> **EXERCISE OBJECTIVE**:
Shown below is a listing with pictures; reproduce exactly, and only, the lines between the ones containing "Output the Python" and "449, 500, 407]", inclusive, leaving the pictures out.

*** MATERIAL

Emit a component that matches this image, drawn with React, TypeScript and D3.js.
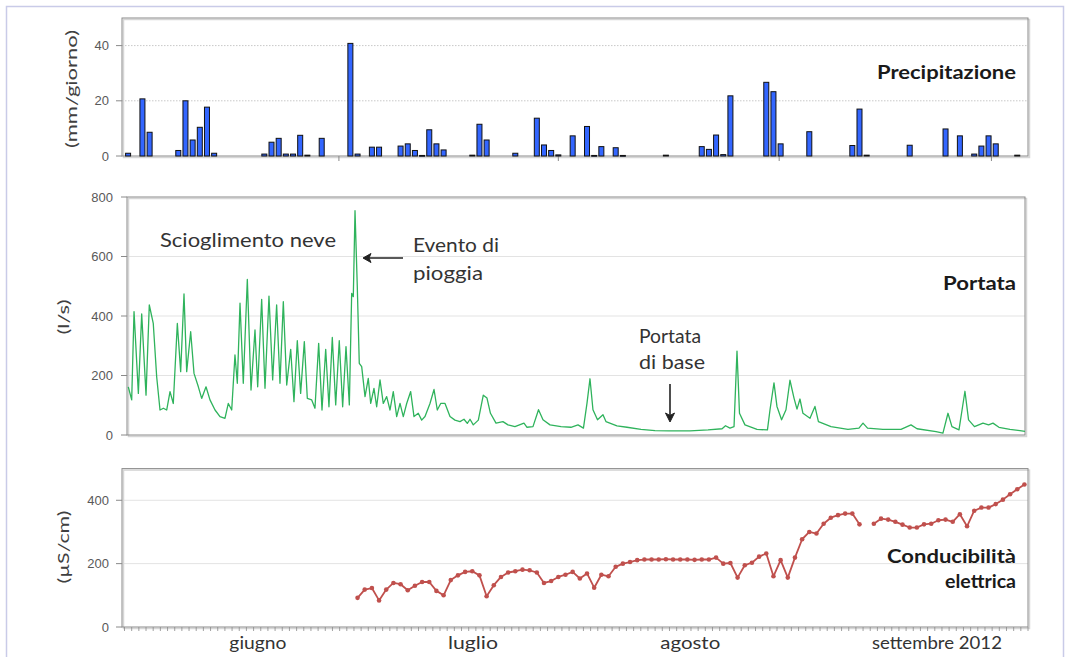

******
*** MATERIAL

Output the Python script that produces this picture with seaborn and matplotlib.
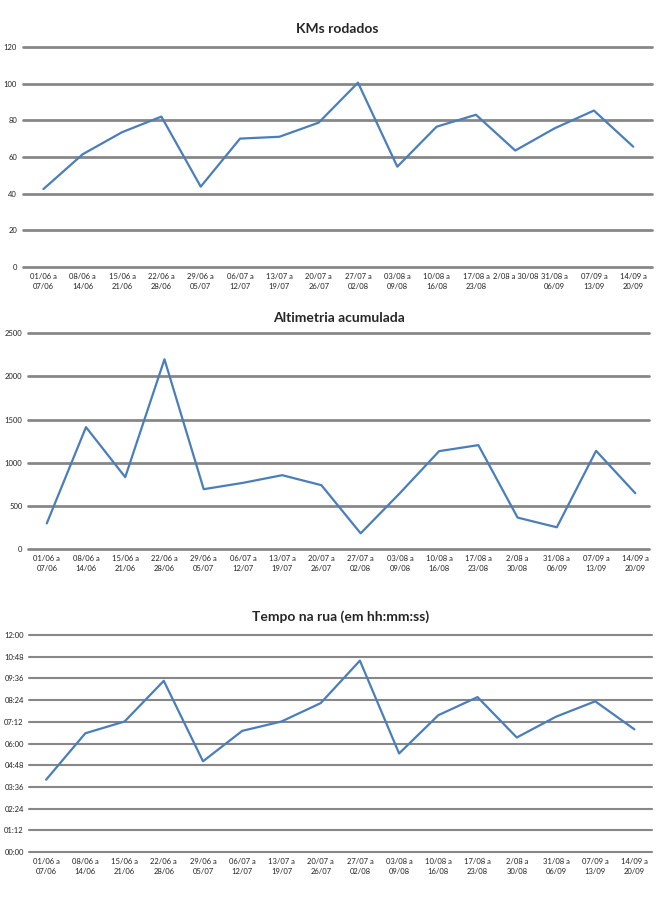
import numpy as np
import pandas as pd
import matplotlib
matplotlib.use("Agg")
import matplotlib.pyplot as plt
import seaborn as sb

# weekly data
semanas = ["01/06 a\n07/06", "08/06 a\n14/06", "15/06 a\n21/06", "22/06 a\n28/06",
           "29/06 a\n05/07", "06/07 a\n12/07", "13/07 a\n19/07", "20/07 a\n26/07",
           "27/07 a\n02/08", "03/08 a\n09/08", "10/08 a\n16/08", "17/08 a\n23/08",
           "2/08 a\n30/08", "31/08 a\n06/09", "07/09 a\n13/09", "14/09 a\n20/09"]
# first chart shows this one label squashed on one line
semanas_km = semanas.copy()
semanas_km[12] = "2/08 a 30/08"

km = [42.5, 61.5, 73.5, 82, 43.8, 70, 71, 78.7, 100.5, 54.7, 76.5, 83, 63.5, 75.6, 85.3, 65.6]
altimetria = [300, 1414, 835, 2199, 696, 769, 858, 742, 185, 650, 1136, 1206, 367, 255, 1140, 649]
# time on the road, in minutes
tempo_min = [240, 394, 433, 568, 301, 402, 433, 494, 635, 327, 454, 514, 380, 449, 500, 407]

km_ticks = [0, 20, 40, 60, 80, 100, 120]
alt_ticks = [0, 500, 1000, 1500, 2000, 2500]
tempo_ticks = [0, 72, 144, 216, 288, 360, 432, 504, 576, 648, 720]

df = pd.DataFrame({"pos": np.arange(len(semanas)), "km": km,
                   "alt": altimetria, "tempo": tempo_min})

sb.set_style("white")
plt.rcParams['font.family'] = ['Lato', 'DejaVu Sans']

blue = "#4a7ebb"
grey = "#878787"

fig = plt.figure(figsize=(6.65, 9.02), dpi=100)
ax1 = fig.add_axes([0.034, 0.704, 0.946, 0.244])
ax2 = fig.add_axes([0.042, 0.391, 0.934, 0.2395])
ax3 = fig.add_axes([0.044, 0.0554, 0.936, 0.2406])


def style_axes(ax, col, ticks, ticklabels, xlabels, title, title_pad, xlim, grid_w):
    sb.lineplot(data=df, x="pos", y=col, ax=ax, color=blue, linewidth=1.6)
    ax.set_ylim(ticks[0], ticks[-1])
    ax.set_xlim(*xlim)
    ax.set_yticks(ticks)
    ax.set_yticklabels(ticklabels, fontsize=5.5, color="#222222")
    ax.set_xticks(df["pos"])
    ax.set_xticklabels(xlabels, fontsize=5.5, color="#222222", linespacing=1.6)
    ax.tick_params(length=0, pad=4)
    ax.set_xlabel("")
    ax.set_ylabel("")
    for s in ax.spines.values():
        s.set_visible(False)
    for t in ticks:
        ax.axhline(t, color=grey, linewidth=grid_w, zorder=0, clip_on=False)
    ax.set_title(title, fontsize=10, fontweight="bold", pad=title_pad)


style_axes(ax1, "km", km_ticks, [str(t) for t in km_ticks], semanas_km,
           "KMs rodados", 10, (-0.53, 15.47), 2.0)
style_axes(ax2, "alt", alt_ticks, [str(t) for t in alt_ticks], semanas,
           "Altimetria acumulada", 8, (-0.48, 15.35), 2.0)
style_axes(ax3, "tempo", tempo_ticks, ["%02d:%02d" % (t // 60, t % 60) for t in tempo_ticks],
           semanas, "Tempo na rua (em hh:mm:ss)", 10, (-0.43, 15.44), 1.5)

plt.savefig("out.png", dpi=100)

******

> **CORRECT ANSWER**:
Output the Python script that produces this picture with seaborn and matplotlib.
import numpy as np
import pandas as pd
import matplotlib
matplotlib.use("Agg")
import matplotlib.pyplot as plt
import seaborn as sb

# weekly data
semanas = ["01/06 a\n07/06", "08/06 a\n14/06", "15/06 a\n21/06", "22/06 a\n28/06",
           "29/06 a\n05/07", "06/07 a\n12/07", "13/07 a\n19/07", "20/07 a\n26/07",
           "27/07 a\n02/08", "03/08 a\n09/08", "10/08 a\n16/08", "17/08 a\n23/08",
           "2/08 a\n30/08", "31/08 a\n06/09", "07/09 a\n13/09", "14/09 a\n20/09"]
# first chart shows this one label squashed on one line
semanas_km = semanas.copy()
semanas_km[12] = "2/08 a 30/08"

km = [42.5, 61.5, 73.5, 82, 43.8, 70, 71, 78.7, 100.5, 54.7, 76.5, 83, 63.5, 75.6, 85.3, 65.6]
altimetria = [300, 1414, 835, 2199, 696, 769, 858, 742, 185, 650, 1136, 1206, 367, 255, 1140, 649]
# time on the road, in minutes
tempo_min = [240, 394, 433, 568, 301, 402, 433, 494, 635, 327, 454, 514, 380, 449, 500, 407]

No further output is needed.